**To be done:**
Don't include pictures. Quote the lines below from the first through the line that contains "pe1h_eta = [14.4]".

**Data provided:**
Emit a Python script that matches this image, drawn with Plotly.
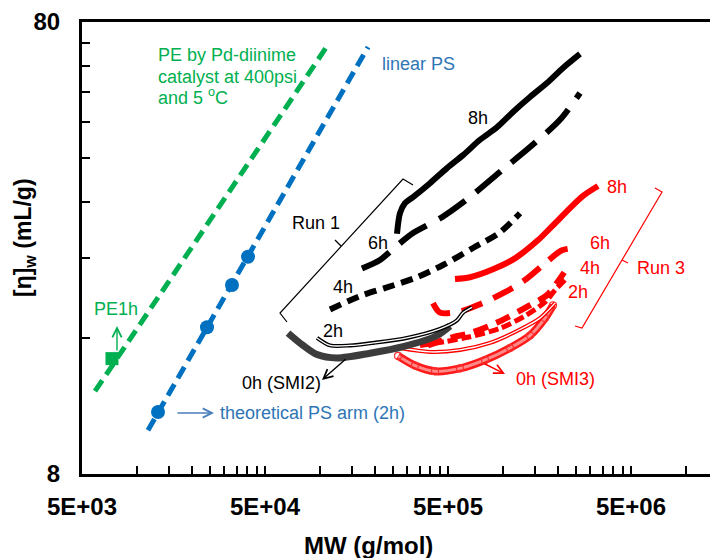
import math
import plotly.graph_objects as go

# ---------------- data ----------------
pe_line_mw = [5890, 110400]
pe_line_eta = [12.2, 71.2]
pe1h_mw = [7290]
pe1h_eta = [14.4]

ps_line_mw = [11470, 182700]
ps_line_eta = [10.0, 70.4]
ps_arm_mw = [13010, 24100, 33000, 40370]
ps_arm_eta = [10.97, 16.9, 20.96, 24.2]

run1_8h_mw = [263200, 273300, 291000, 322000, 398700, 493700, 604000, 748000,
              926000, 1133000, 1403000, 1737000, 2125000, 2632000]
run1_8h_eta = [27.2, 30.2, 31.8, 32.8, 35.2, 38.0, 40.6, 43.9, 46.8, 50.6,
               54.6, 58.6, 63.3, 68.0]
run1_6h_mw = [169400, 212500, 263200, 322000, 463600, 659600, 986500, 1403000,
              2046000, 2632000]
run1_6h_eta = [22.8, 23.8, 25.6, 27.3, 29.6, 32.8, 37.6, 42.3, 48.6, 55.7]
run1_4h_mw = [113300, 165200, 232100, 338500, 469500, 684600, 962000, 1237000]
run1_4h_eta = [18.5, 19.8, 20.7, 21.8, 23.2, 25.3, 27.4, 30.2]
run1_2h_mw = [96200, 113300, 145700, 194600, 298500, 452000, 560000, 604000, 676000]
run1_2h_eta = [16.0, 15.4, 15.4, 15.6, 16.0, 16.75, 17.5, 18.2, 18.7]
run1_0h_mw = [66800, 80700, 96200, 123700, 187400, 284000, 435400, 512500]
run1_0h_eta = [16.4, 15.4, 14.7, 14.45, 14.8, 15.3, 16.2, 17.0]

run3_8h_mw = [546000, 659600, 881000, 1161000, 1532000, 1874000, 2321000, 2734000, 3301000]
run3_8h_eta = [21.6, 21.8, 22.7, 24.0, 26.2, 28.4, 31.0, 33.0, 34.7]
run3_6h_mw = [414000, 452000, 581300, 748000, 1024000, 1318000, 1694000, 2099000, 2472000]
run3_6h_eta = [19.1, 18.2, 18.3, 19.0, 20.2, 21.5, 23.4, 25.0, 25.3]
run3_4h_mw = [388700, 512500, 659600, 926000, 1403000, 1737000, 1970000, 2234000]
run3_4h_eta = [15.4, 16.0, 16.4, 17.3, 18.9, 19.9, 21.2, 22.8]
run3_2h_mw = [351600, 481500, 659600, 962000, 1318000, 1694000, 1921000, 2179000]
run3_2h_eta = [15.4, 15.7, 16.1, 16.8, 17.9, 19.2, 20.4, 21.5]
run3_0h_mw = [273300, 398700, 581300, 848000, 1237000, 1591000, 1921000]
run3_0h_eta = [15.2, 14.9, 15.05, 15.6, 16.7, 17.7, 19.1]
run3_0h_pts_mw = [266600, 330100, 424600, 581300, 796500, 1091000, 1403000, 1694000, 1874000]
run3_0h_pts_eta = [14.6, 13.9, 13.5, 13.7, 14.3, 15.2, 16.2, 17.7, 18.9]

x_tick_vals = [5e3, 5e4, 5e5, 5e6]
x_tick_text = ["5E+03", "5E+04", "5E+05", "5E+06"]
y_tick_vals = [8, 80]
y_tick_text = ["8", "80"]

# ---------------- styling / layout helpers ----------------
FONT = "Arial, Liberation Sans, sans-serif"
GREEN = "#00B050"
BLUE = "#0070C0"
BLUE_TXT = "#2E75B6"
RED = "#FF0000"
L, T, W, H = 82, 22, 628, 452


def P(px, py):
    return (px - L) / W, (T + H - py) / H


fig = go.Figure()


def line(x, y, color, width, dash="solid", mode="lines", marker=None):
    fig.add_trace(go.Scatter(x=x, y=y, mode=mode,
                             line=dict(color=color, width=width, dash=dash,
                                       shape="spline", smoothing=0.8),
                             marker=marker or {}, showlegend=False,
                             hoverinfo="skip"))


# fit lines
fig.add_trace(go.Scatter(x=pe_line_mw, y=pe_line_eta, mode="lines",
                         line=dict(color=GREEN, width=5, dash="13px,7px"),
                         showlegend=False))
fig.add_trace(go.Scatter(x=ps_line_mw, y=ps_line_eta, mode="lines",
                         line=dict(color=BLUE, width=5, dash="13px,7px"),
                         showlegend=False))
fig.add_trace(go.Scatter(x=pe1h_mw, y=pe1h_eta, mode="markers",
                         marker=dict(symbol="square", size=13, color=GREEN),
                         showlegend=False))
fig.add_trace(go.Scatter(x=ps_arm_mw, y=ps_arm_eta, mode="markers",
                         marker=dict(symbol="circle", size=14, color=BLUE),
                         showlegend=False))

# Run 3 (red)
line(run3_0h_pts_mw, run3_0h_pts_eta, "#FF1A1A", 8)
line(run3_0h_pts_mw, run3_0h_pts_eta, "#FF8A8A", 3)
line(run3_0h_pts_mw, run3_0h_pts_eta, "#FF3030", 1, mode="markers",
     marker=dict(symbol="circle-open", size=7, color="#FF3030", line=dict(width=1.2)))
line(run3_0h_mw, run3_0h_eta, RED, 4)
line(run3_0h_mw, run3_0h_eta, "white", 1.3)
line(run3_2h_mw, run3_2h_eta, RED, 5, "10px,4px")
line(run3_4h_mw, run3_4h_eta, RED, 6, "15px,9px")
line(run3_6h_mw, run3_6h_eta, RED, 6, "22px,12px")
line(run3_8h_mw, run3_8h_eta, RED, 6)

# Run 1 (black)
line(run1_0h_mw, run1_0h_eta, "#3C3C3C", 7)
line(run1_2h_mw, run1_2h_eta, "black", 4)
line(run1_2h_mw, run1_2h_eta, "white", 1.3)
line(run1_4h_mw, run1_4h_eta, "black", 6, "12px,7px")
line(run1_6h_mw, run1_6h_eta, "black", 6, "32px,14px")
line(run1_8h_mw, run1_8h_eta, "black", 6)

# ---------------- annotations ----------------
annots = []


def text(s, px, py, color, anchor="center", size=18):
    x, y = P(px, py)
    annots.append(dict(text=s, x=x, y=y, xref="paper", yref="paper",
                       xanchor=anchor, yanchor="middle", showarrow=False,
                       font=dict(family=FONT, size=size, color=color)))


def arrow(hx, hy, tx, ty, color):
    x, y = P(hx, hy)
    annots.append(dict(text="", x=x, y=y, xref="paper", yref="paper",
                       ax=tx - hx, ay=ty - hy, axref="pixel", ayref="pixel",
                       showarrow=True, arrowhead=5, arrowsize=1.3,
                       arrowwidth=1.4, arrowcolor=color, standoff=0))


text("PE by Pd-diinime", 156, 55, GREEN, "left")
text("catalyst at 400psi", 156, 77, GREEN, "left")
text("and 5 <sup>o</sup>C", 156, 97, GREEN, "left")
text("linear PS", 380, 64, BLUE_TXT, "left")
text("PE1h", 116, 309, GREEN)
text("theoretical PS arm (2h)", 218, 413, BLUE_TXT, "left")
text("8h", 478, 118, "black")
text("6h", 378, 243, "black")
text("4h", 343, 287, "black")
text("2h", 333, 331, "black")
text("Run 1", 316, 223, "black")
text("0h (SMI2)", 281, 383, "black")
text("8h", 617, 187, RED)
text("6h", 600, 243, RED)
text("4h", 590, 268, RED)
text("2h", 578, 292, RED)
text("Run 3", 661, 268, RED)
text("0h (SMI3)", 555, 379, RED)

arrow(117, 326, 117, 352, GREEN)
arrow(214, 413, 176, 413, "#4A7EBB")
arrow(322, 380, 347, 358, "black")
arrow(505, 374, 483, 363, RED)

# axis titles
x, y = P(368, 545)
annots.append(dict(text="MW (g/mol)", x=x, y=y, xref="paper", yref="paper",
                   xanchor="center", yanchor="middle", showarrow=False,
                   font=dict(family=FONT, size=24, color="black", weight="bold")))
x, y = P(25, 238)
annots.append(dict(text="[η]<sub>w</sub> (mL/g)", x=x, y=y, xref="paper", yref="paper",
                   xanchor="center", yanchor="middle", showarrow=False, textangle=-90,
                   font=dict(family=FONT, size=23, color="black", weight="bold")))

# brackets
shapes = []


def path(points, color):
    pts = [P(a, b) for a, b in points]
    d = "M " + " L ".join(f"{a:.5f},{b:.5f}" for a, b in pts)
    shapes.append(dict(type="path", path=d, xref="paper", yref="paper",
                       line=dict(color=color, width=1.2)))


path([(413, 185), (403, 179), (280, 313), (287, 322)], "black")
path([(341, 246), (335, 240)], "black")
path([(655, 188), (662, 192), (582, 328), (575, 326)], RED)
path([(622, 260), (628, 263)], RED)

x_minor = [5e3 * k * 10 ** d for d in range(4) for k in range(2, 10)]
y_minor = [8 * k for k in range(2, 10)]

fig.update_layout(
    width=710, height=558,
    margin=dict(l=L, r=0, t=T, b=558 - T - H),
    paper_bgcolor="white", plot_bgcolor="white",
    annotations=annots, shapes=shapes, showlegend=False,
    xaxis=dict(type="log", range=[math.log10(5000), math.log10(5000) + W / 183],
               tickvals=x_tick_vals, ticktext=x_tick_text,
               ticks="inside", ticklen=8, tickwidth=2, tickcolor="black",
               showline=True, linewidth=3, linecolor="black", mirror=True,
               showgrid=False, zeroline=False, ticklabelstandoff=9,
               tickfont=dict(family=FONT, size=24, color="black", weight="bold"),
               minor=dict(tickvals=x_minor, ticks="inside", ticklen=8,
                          tickwidth=2, tickcolor="black", showgrid=False)),
    yaxis=dict(type="log", range=[math.log10(8), math.log10(80)],
               tickvals=y_tick_vals, ticktext=y_tick_text,
               ticks="inside", ticklen=8, tickwidth=2, tickcolor="black",
               showline=True, linewidth=3, linecolor="black", mirror=False,
               showgrid=False, zeroline=False, ticklabelstandoff=14,
               tickfont=dict(family=FONT, size=24, color="black", weight="bold"),
               minor=dict(tickvals=y_minor, ticks="inside", ticklen=8,
                          tickwidth=2, tickcolor="black", showgrid=False)),
)

fig.write_html("out.html")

**Result of this exercise:**
Emit a Python script that matches this image, drawn with Plotly.
import math
import plotly.graph_objects as go

# ---------------- data ----------------
pe_line_mw = [5890, 110400]
pe_line_eta = [12.2, 71.2]
pe1h_mw = [7290]
pe1h_eta = [14.4]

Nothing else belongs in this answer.